Imagine the impact: bridging the knowledge gap, fostering lifelong learning, and unlocking the full potential of a continent. Kingura is not just an e-learning platform; it’s a movement to elevate African languages and ensure equitable access to critical information.
Supporting initiatives within the African languages ecosystem
But movements like Masakhane and Kingura need more than applause. They need funding. Institutional support. Government policy. Public education campaigns. We need universities to prioritize local language digitization. We need ministries of education to support curriculum in African languages. We need telecom companies to support interfaces in Tshivenda, Igbo, or Bambara, not just English and French.
We also need to ask harder questions. What does it mean to be truly multilingual in a digital space? Imagine a world where new apps launch in Amharic and Yoruba before English, much like Kingura was initially developed in Kinyarwanda. Can we train African AI models that don’t just understand our languages, but our proverbs, our pauses, our untranslatable concepts?

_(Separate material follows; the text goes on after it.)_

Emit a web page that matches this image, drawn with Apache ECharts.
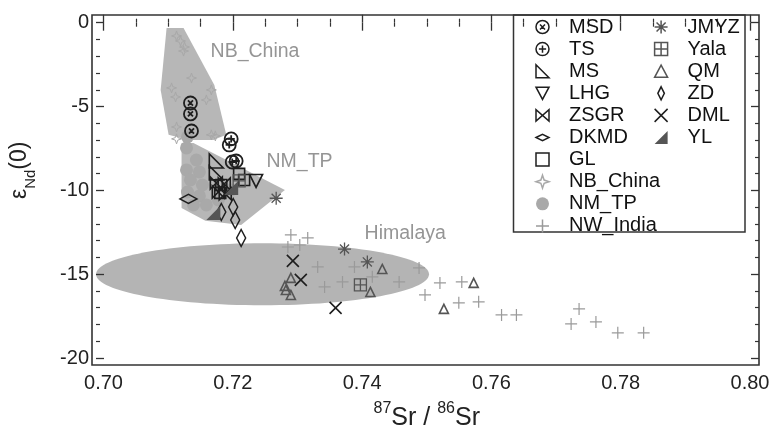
<!DOCTYPE html>
<html><head><meta charset="utf-8">
<script src="https://cdn.jsdelivr.net/npm/echarts@6/dist/echarts.min.js"></script>
<style>html,body{margin:0;padding:0;background:#fff}#c{width:774px;height:439px}</style>
</head><body><div id="c"></div>
<script>
// ---- tick labels ----
const xTickLabels = [0.70, 0.72, 0.74, 0.76, 0.78, 0.80];
const yTickLabels = [0, -5, -10, -15, -20];

// ---- fields ----
const NB_China_field = [[0.70976,-0.32],[0.71238,-0.32],[0.71714,-3.71],[0.71899,-6.69],[0.71699,-6.99],[0.71314,-6.99],[0.71007,-6.69],[0.70884,-4.01]];
const NM_TP_field = [[0.71207,-7.17],[0.71391,-7.17],[0.72806,-9.98],[0.72129,-12.06],[0.71576,-11.82],[0.71207,-11.05]];
const Himalaya_field = [[0.7246, -15.0, 0.02575, 1.85]]; // centre x, centre y, radius x, radius y

// ---- field labels ----
const fieldNames = ['NB_China', 'NM_TP', 'Himalaya'];
const fieldLabelPos = [[0.71648,-1.73],[0.72513,-8.29],[0.74031,-12.56]];

// ---- samples ----
const MSD = [[0.71345,-4.79],[0.71345,-5.44],[0.71361,-6.46]];
const TS = [[0.71975,-6.93],[0.71945,-7.29],[0.71991,-8.31],[0.72052,-8.25]];
const MS = [[0.71745,-8.25],[0.71745,-8.96]];
const LHG = [[0.72360,-9.44]];
const ZSGR = [[0.71745,-9.56],[0.71868,-9.62],[0.71776,-10.10],[0.71883,-10.21]];
const DKMD = [[0.71314,-10.51]];
const GL = [[0.71806,-10.15],[0.72175,-9.38],[0.72098,-9.02],[0.71822,-9.68]];
const NB_China = [[0.71130,-0.79],[0.71191,-1.09],[0.71253,-1.45],[0.71238,-1.69],[0.71361,-3.30],[0.71053,-3.89],[0.71115,-4.43],[0.71668,-4.01],[0.71591,-4.61],[0.71130,-6.22],[0.71130,-6.93],[0.71668,-6.69],[0.71730,-6.75]];
const NM_TP = [[0.71299,-6.81],[0.71284,-7.47],[0.71437,-8.19],[0.71284,-8.78],[0.71483,-8.90],[0.71345,-9.38],[0.71530,-9.68],[0.71299,-10.10],[0.71483,-10.33],[0.71391,-10.87],[0.71591,-10.87],[0.71776,-10.57],[0.71975,-9.98]];
const NW_India = [[0.72898,-12.66],[0.73159,-12.84],[0.72852,-13.38],[0.73036,-13.26],[0.73313,-14.57],[0.73420,-15.76],[0.73697,-15.46],[0.73882,-14.57],[0.74158,-15.16],[0.74573,-15.46],[0.74881,-14.63],[0.74973,-16.24],[0.75204,-15.52],[0.75542,-15.46],[0.75496,-16.71],[0.75803,-16.65],[0.76157,-17.43],[0.76387,-17.43],[0.77356,-17.07],[0.77233,-17.97],[0.77617,-17.85],[0.77955,-18.50],[0.78355,-18.50]];
const JMYZ = [[0.72671,-10.47],[0.73728,-13.50],[0.74081,-14.27]];
const Yala = [[0.73974,-15.64],[0.72098,-9.44]];
const QM = [[0.72898,-15.22],[0.72806,-15.70],[0.72821,-15.94],[0.72898,-16.24],[0.74312,-14.69],[0.74128,-16.06],[0.75726,-15.52],[0.75265,-17.07]];
const ZD = [[0.71822,-11.29],[0.72006,-10.99],[0.72037,-11.77],[0.72129,-12.84]];
const DML = [[0.72929,-14.21],[0.73052,-15.34],[0.73590,-17.01]];
const YL = [[0.71699,-11.35],[0.71975,-9.86]];

const legendCol1 = ['MSD','TS','MS','LHG','ZSGR','DKMD','GL','NB_China','NM_TP','NW_India'];
const legendCol2 = ['JMYZ','Yala','QM','ZD','DML','YL'];

const FONT = 'Liberation Sans, Arial, sans-serif';
const INK = '#1e1e1e';
const SYM = {
  circX: 'path://M1 10 A9 9 0 1 0 19 10 A9 9 0 1 0 1 10 Z M6.5 6.5 L13.5 13.5 M13.5 6.5 L6.5 13.5',
  circP: 'path://M1 10 A9 9 0 1 0 19 10 A9 9 0 1 0 1 10 Z M10 5 L10 15 M5 10 L15 10',
  rtri: 'path://M2 2 L2 18 L18 18 Z',
  dtri: 'path://M2 3 L18 3 L10 18 Z',
  bowtie: 'path://M2 3 L2 17 L18 3 L18 17 Z',
  hdiam: 'path://M0 5 L10 0 L20 5 L10 10 Z',
  hdiamLegend: 'path://M0 -3 M0 5 L10 0 L20 5 L10 10 Z M20 13',
  square: 'path://M1 1 L19 1 L19 19 L1 19 Z',
  star4: 'path://M10 0 L12.5 7.5 L20 10 L12.5 12.5 L10 20 L7.5 12.5 L0 10 L7.5 7.5 Z',
  plus: 'path://M10 0 L10 20 M0 10 L20 10',
  aster: 'path://M10 0 L10 20 M0 10 L20 10 M3 3 L17 17 M17 3 L3 17',
  sqPlus: 'path://M1 1 L19 1 L19 19 L1 19 Z M10 1 L10 19 M1 10 L19 10',
  utri: 'path://M10 2 L18 17 L2 17 Z',
  vdiam: 'path://M5 0 L10 10 L5 20 L0 10 Z',
  cross: 'path://M0 0 L20 20 M20 0 L0 20',
  filltri: 'path://M20 0 L20 20 L0 20 Z'
};

function pts(name, data, symbol, size, stroke, width, fill, z) {
  return {
    type: 'scatter', name, data, symbol, symbolSize: size, z: z || 4,
    itemStyle: { color: fill || 'none', borderColor: stroke, borderWidth: width, opacity: 1 },
    emphasis: { disabled: true }, silent: true
  };
}

function fieldPoly(name, poly) {
  return {
    type: 'custom', name, data: poly, z: 1, silent: true, clip: false,
    renderItem(params, api) {
      if (params.dataIndexInside !== 0) return;
      return { type: 'polygon', shape: { points: poly.map(p => api.coord(p)) }, style: { fill: '#b7b7b7', stroke: 'none' } };
    }
  };
}

const chart = echarts.init(document.getElementById('c'), null, { renderer: 'canvas' });

const axisTickStyle = { inside: true, length: 8, lineStyle: { color: '#333', width: 1.3 } };
const minorStyle = (n) => ({ show: true, splitNumber: n, length: 4, lineStyle: { color: '#333', width: 1.2 } });
const legendText = { fontSize: 20, lineHeight: 20, fontFamily: FONT, color: '#111', padding: [0, 0, 0, 15] };

chart.setOption({
  animation: false,
  backgroundColor: '#fff',
  grid: { left: 99.5, right: 24, top: 22.7, bottom: 81, containLabel: false },
  xAxis: [
    { type: 'value', position: 'bottom', min: 0.70, max: 0.80, interval: 0.02, offset: 6.5, z: 18,
      axisLine: { show: false }, axisTick: axisTickStyle, minorTick: minorStyle(4),
      splitLine: { show: false }, minorSplitLine: { show: false },
      axisLabel: { customValues: xTickLabels, fontSize: 20, fontFamily: FONT, color: '#222', margin: 9, formatter: v => v.toFixed(2) },
      name: '{sup|87}{b|Sr / }{sup|86}{b|Sr}', nameLocation: 'middle', nameGap: 36,
      nameTextStyle: { fontFamily: FONT, color: '#222', rich: {
        b: { fontSize: 25, fontFamily: FONT, color: '#222', lineHeight: 30, verticalAlign: 'bottom' },
        sup: { fontSize: 16, fontFamily: FONT, color: '#222', lineHeight: 30, verticalAlign: 'top' } } } },
    { type: 'value', position: 'top', min: 0.70, max: 0.80, interval: 0.02, offset: 7.7, z: 18,
      axisLine: { show: false }, axisTick: axisTickStyle, minorTick: minorStyle(4),
      splitLine: { show: false }, minorSplitLine: { show: false }, axisLabel: { show: false } }
  ],
  yAxis: [
    { type: 'value', position: 'left', min: -20, max: 0, interval: 5, offset: 7.5, z: 18,
      axisLine: { show: false }, axisTick: axisTickStyle, minorTick: minorStyle(5),
      splitLine: { show: false }, minorSplitLine: { show: false },
      axisLabel: { customValues: yTickLabels, fontSize: 20, fontFamily: FONT, color: '#222', margin: 7 },
      name: '{b|ε}{sub|Nd}{b|(0)}', nameLocation: 'middle', nameGap: 58,
      nameTextStyle: { fontFamily: FONT, color: '#222', padding: [0, 0, 0, 40], rich: {
        b: { fontSize: 23, fontFamily: FONT, color: '#222', lineHeight: 30, verticalAlign: 'top' },
        sub: { fontSize: 15, fontFamily: FONT, color: '#222', lineHeight: 30, verticalAlign: 'bottom' } } } },
    { type: 'value', position: 'right', min: -20, max: 0, interval: 5, offset: 9, z: 18,
      axisLine: { show: false }, axisTick: axisTickStyle, minorTick: minorStyle(5),
      splitLine: { show: false }, minorSplitLine: { show: false }, axisLabel: { show: false } }
  ],
  legend: [
    { data: legendCol1.map(n => n === 'DKMD' ? { name: n, icon: SYM.hdiamLegend } : n),
      left: 533.5, top: 17, orient: 'vertical', itemWidth: 13, itemHeight: 13, itemGap: 2.1, padding: 0, z: 20,
      selectedMode: false, itemStyle: { borderWidth: 1.5 }, textStyle: legendText },
    { data: legendCol2, left: 652.1, top: 17, orient: 'vertical', itemWidth: 13, itemHeight: 13, itemGap: 2.1, padding: 0, z: 20,
      selectedMode: false, itemStyle: { borderWidth: 1.5 }, textStyle: legendText }
  ],
  graphic: [
    { type: 'rect', z: 15, shape: { x: 513.5, y: 15, width: 231.5, height: 217 }, style: { fill: '#fff', stroke: '#333', lineWidth: 1.5 } },
    { type: 'rect', z: 30, shape: { x: 92, y: 15, width: 667, height: 350 }, style: { fill: 'none', stroke: '#333', lineWidth: 1.6 } }
  ],
  series: [
    fieldPoly('NB_China_field', NB_China_field),
    fieldPoly('NM_TP_field', NM_TP_field),
    { type: 'custom', name: 'Himalaya_field', data: Himalaya_field, z: 1, silent: true, clip: false,
      dimensions: ['x', 'y', 'rx', 'ry'], encode: { x: 0, y: 1 },
      renderItem(params, api) {
        const c = api.coord([api.value(0), api.value(1)]);
        const s = api.size([api.value(2), api.value(3)]);
        return { type: 'ellipse', shape: { cx: c[0], cy: c[1], rx: s[0], ry: s[1] }, style: { fill: '#b4b4b4', stroke: 'none' } };
      } },
    { type: 'scatter', name: 'field labels', z: 3, silent: true, symbolSize: 1, itemStyle: { color: 'rgba(0,0,0,0)' },
      data: fieldNames.map((n, i) => ({ name: n, value: fieldLabelPos[i] })),
      label: { show: true, position: 'right', distance: 0, formatter: p => p.name, fontSize: 19.5, fontFamily: FONT, color: '#7a7a7a' } },
    pts('NB_China', NB_China, SYM.star4, 10, '#a8a8a8', 1, 'none', 2),
    pts('NM_TP', NM_TP, 'circle', 13, 'none', 0, '#a9a9a9', 2),
    pts('NW_India', NW_India, SYM.plus, 12, '#9a9a9a', 1.2, 'none', 2),
    pts('MSD', MSD, SYM.circX, 13, INK, 1.8),
    pts('TS', TS, SYM.circP, 13, INK, 1.8),
    pts('MS', MS, SYM.rtri, 14, INK, 1.6),
    pts('LHG', LHG, SYM.dtri, 13, INK, 1.6),
    pts('ZSGR', ZSGR, SYM.bowtie, 12, INK, 1.6),
    pts('DKMD', DKMD, SYM.hdiam, [17, 9], INK, 1.6),
    pts('GL', GL, SYM.square, 11, INK, 1.6),
    pts('JMYZ', JMYZ, SYM.aster, 13, '#555', 1.3),
    pts('Yala', Yala, SYM.sqPlus, 12, '#555', 1.3),
    pts('QM', QM, SYM.utri, 9, '#555', 1.6),
    pts('ZD', ZD, SYM.vdiam, [9, 17], INK, 1.6),
    pts('DML', DML, SYM.cross, 12, INK, 1.6),
    pts('YL', YL, SYM.filltri, 14, 'none', 0, '#555')
  ]
});
</script></body></html>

Are we willing to build with care, or are we content to replicate exclusion?
The stakes are higher than most realize. When a language is left out of the digital future, a worldview disappears. A way of making sense of the world, the metaphors, the humor, the pain, the joy, gets flattened into something else. It’s not just about access. It’s about dignity.
So we return to the original question, who gets to speak in the digital age? And just as important, who gets to listen and be listened to?
This isn’t an easy problem to solve, but it’s urgent. Every day that African languages are not fully integrated into technology, we lose more than just words; we risk losing entire cultures. We have a responsibility, not to global standards or product roadmaps, but to our heritage, our future generations, and to ensuring that their stories are told in their own voices.